Vallabhjee ran into the Indians when he worked as dressing-room
attendant in Kingsmead on the 2001-2 tour. He kept in touch with
coach Wright, offering his services during the Cup. When he met
up with the Indians again in January, he had a file on all opposition,
flaws in their technique biomechanically analysed and ideas devised
on how to read particular bowlers and get batsmen out.
For example, the angle at which a bowler brings his arm over his
shoulder will be an indicator of his armoury, whether he can swing
the ball one way or both. With batsmen, it works the other way-studying
how and where they get their runs, what happens to their body movement
when they play poor strokes and how those errors can be induced
by setting fields for them. The clue to picking the famous Saqlain
Mushtaq "doosra" (the one that leaves the right-hander)
is apparently that the bowler's little finger pops up when the ball
leaves his hand.
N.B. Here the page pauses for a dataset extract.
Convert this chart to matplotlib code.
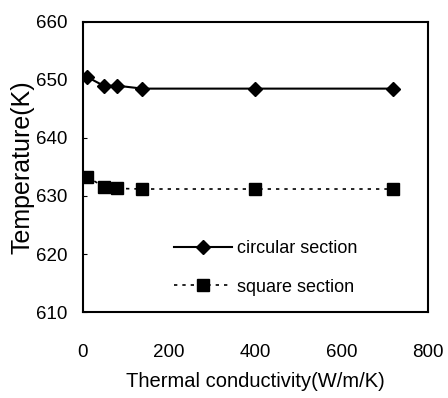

If it's the thumb that showed, be sure the top-spinner
is coming.
Vallabhjee is a BSc in Sports Science and Biomechanics from the
University of Durban Westville. For the moment, Veg's knowledge
of pitch conditions and their clay content, weather patterns and
their fickleness has taken care of key details in what is a large
and complex campaign. He works in the nets and offers suggestions
at planning sessions. The ideal length to bowl in South Africa?
"Usually 12-14 ft in front of the popping crease at most grounds
but 16 ft in Durban and Cape Town," he has concluded. During
matches he takes notes of the run of play on his laptop computer.
"I do this because of passion-and I love it when cricketers
respond to the work I do," he says. He is considered valuable
enough for the players to dig into their own pockets to have him
work with them. If Shyamal Vallabhjee's work ever needed any validation
or a certificate of authenticity, that surely must be it.